Giovanni Giustiniani Longo is a deeply religious Genoan, a successful mercenary leader. Soon to be the supreme commander. Enoz the Sicilian and Amir the Renegade are his lieutenants. Gregoras met Amir when Gregoras was a slave aboard the ship Amir commanded. The ship caught on fire, the slaves’ chains were slipped to allow them their best chance of survival, and Gregoras stayed aboard to help Amir fight the fire. Only the two of them. Giustiniani and his men came upon them and took them on.

Anatolia, Turkey
Achmed is going to war, but is first determined to leave his family as prepared as he can should he never return. His daughter, Abal, was too weak from starvation to fight off the illness; his wife, Farat, wails for her loss. And Achmed is plowing his land. Mounir is seven and Mustaq is five. It is to Raschid he comes with his promise of gold.

Constantinople
Constantine Palaiologos, the Despot of the Morea, is now Emperor of Constantinople. Theodore of Karystenos is still alive, still “captain of archers for the Imperial Guard and the man who had taught Gregoras everything”. George Sphrantzes is “court historian and friend to emperors past”.

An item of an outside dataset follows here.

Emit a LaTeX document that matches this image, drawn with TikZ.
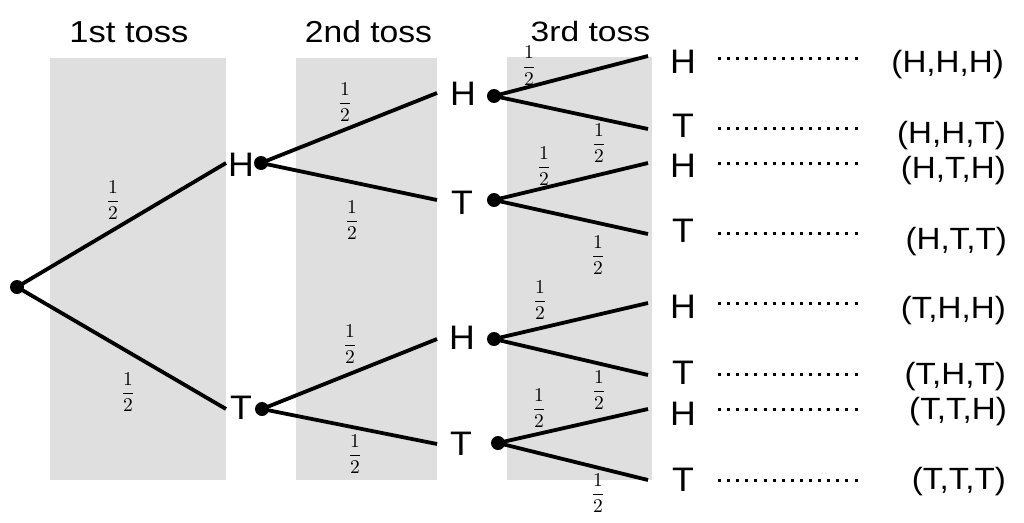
\documentclass[tikz,border=0pt]{standalone}
\usepackage{fontspec}
\usepackage{graphicx}
\newfontfamily\arialfam{Liberation Sans}
\definecolor{boxgray}{RGB}{223,223,223}
\newcommand{\stxt}[3]{{\arialfam\fontsize{#2}{#2}\selectfont\scalebox{#1}[1]{#3}}}
\newcommand{\half}{\scalebox{1.95}{$\displaystyle\frac{1}{2}$}}
\newcommand{\lt}[1]{\stxt{1.05}{34}{#1}}
\newcommand{\oc}[1]{\stxt{1.08}{30.7}{#1}}
\begin{document}
\begin{tikzpicture}[x=1pt,y=-1pt,
  edge/.style={line width=3.8pt},
  dotnode/.style={circle, fill=black, inner sep=0pt, minimum size=14pt},
  txt/.style={anchor=base, inner sep=0pt},
  outc/.style={anchor=base east, inner sep=0pt},
  frac/.style={inner sep=0pt},
  dotline/.style={line width=3pt, dash pattern=on 3pt off 6.1pt},
  panel/.style={fill=boxgray, draw=none}]
\useasboundingbox (0,0) rectangle (1024,522);
% panels
\fill[panel] (50,58) rectangle (226,480);
\fill[panel] (296,58) rectangle (437,480);
\fill[panel] (507,57) rectangle (652,480);
% titles
\node[txt] (t1) at (129,42) {\stxt{1.14}{30.3}{1st toss}};
\node[txt] (t2) at (368.5,42) {\stxt{1.11}{30.3}{2nd toss}};
\node[txt] (t3) at (590.5,41) {\stxt{1.2}{28}{3rd toss}};
% dots
\node[dotnode] (r) at (17,287) {};
\node[dotnode] (a1) at (261,163) {};
\node[dotnode] (a2) at (262,409) {};
\node[dotnode] (b1) at (494,96) {};
\node[dotnode] (b2) at (494,200) {};
\node[dotnode] (b3) at (494,339) {};
\node[dotnode] (b4) at (498,443) {};
% branch end points
\coordinate (ea1) at (226,163);
\coordinate (ea2) at (226,409);
\coordinate (eb1) at (437,93);
\coordinate (eb2) at (437,200);
\coordinate (eb3) at (437,339);
\coordinate (eb4) at (437,444);
\coordinate (ec1) at (648,56);
\coordinate (ec2) at (648,129);
\coordinate (ec3) at (648,163);
\coordinate (ec4) at (648,234);
\coordinate (ec5) at (648,303);
\coordinate (ec6) at (648,375);
\coordinate (ec7) at (648,409);
\coordinate (ec8) at (648,480);
% edges
\draw[edge] (r.center) -- (ea1);
\draw[edge] (r.center) -- (ea2);
\draw[edge] (a1.center) -- (eb1);
\draw[edge] (a1.center) -- (eb2);
\draw[edge] (a2.center) -- (eb3);
\draw[edge] (a2.center) -- (eb4);
\draw[edge] (b1.center) -- (ec1);
\draw[edge] (b1.center) -- (ec2);
\draw[edge] (b2.center) -- (ec3);
\draw[edge] (b2.center) -- (ec4);
\draw[edge] (b3.center) -- (ec5);
\draw[edge] (b3.center) -- (ec6);
\draw[edge] (b4.center) -- (ec7);
\draw[edge] (b4.center) -- (ec8);
% tree labels
\node[txt] (la1) at (241,176) {\lt{H}};
\node[txt] (la2) at (241,419) {\lt{T}};
\node[txt] (lb1) at (463,105) {\lt{H}};
\node[txt] (lb2) at (462,214) {\lt{T}};
\node[txt] (lb3) at (462,349) {\lt{H}};
\node[txt] (lb4) at (461,455) {\lt{T}};
\node[txt] (lc1) at (683,73) {\lt{H}};
\node[txt] (lc2) at (683,137) {\lt{T}};
\node[txt] (lc3) at (683,177.5) {\lt{H}};
\node[txt] (lc4) at (683,242.5) {\lt{T}};
\node[txt] (lc5) at (683,318.5) {\lt{H}};
\node[txt] (lc6) at (683,384.5) {\lt{T}};
\node[txt] (lc7) at (683,425) {\lt{H}};
\node[txt] (lc8) at (683,491.5) {\lt{T}};
% dotted leaders
\foreach \i/\y in {1/58,2/128,3/163,4/233,5/303,6/374,7/409,8/480}{
  \coordinate (ds\i) at (718,\y);
  \coordinate (de\i) at (858,\y);
  \draw[dotline] (ds\i) -- (de\i);
}
% outcomes
\node[outc] (o1) at (1004,72) {\oc{(H,H,H)}};
\node[outc] (o2) at (1006,143) {\oc{(H,H,T)}};
\node[outc] (o3) at (1006,178) {\oc{(H,T,H)}};
\node[outc] (o4) at (1007,249) {\oc{(H,T,T)}};
\node[outc] (o5) at (1006,318) {\oc{(T,H,H)}};
\node[outc] (o6) at (1006,384) {\oc{(T,H,T)}};
\node[outc] (o7) at (1007,419) {\oc{(T,T,H)}};
\node[outc] (o8) at (1006,489) {\oc{(T,T,T)}};
% probabilities
\node[frac] (p1) at (113,200) {\half};
\node[frac] (p2) at (128,392) {\half};
\node[frac] (p3) at (345,102) {\half};
\node[frac] (p4) at (352,220) {\half};
\node[frac] (p5) at (350,344) {\half};
\node[frac] (p6) at (355,454) {\half};
\node[frac] (p7) at (529,66) {\half};
\node[frac] (p8) at (599,143) {\half};
\node[frac] (p9) at (544,166) {\half};
\node[frac] (p10) at (598,255) {\half};
\node[frac] (p11) at (540,300) {\half};
\node[frac] (p12) at (599,390) {\half};
\node[frac] (p13) at (539,408) {\half};
\node[frac] (p14) at (598,493) {\half};
\end{tikzpicture}
\end{document}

Flatenelas is Gregoras’ uncle and the captain of the grain barge.

The Cover and Title

Whoa, at first glance, I thought I was looking at an orange science fiction cover due to the very smooth helmet the character is wearing. A closer look reveals absolute chaos and armor. Metal gauntlets, leather boots, and he’s ready to scale this massive brick wall, sword in hand to join in the battle.

It certainly was that…A Place of Armageddon. Even the sultan was appalled. It certainly suits the quote from Revelations.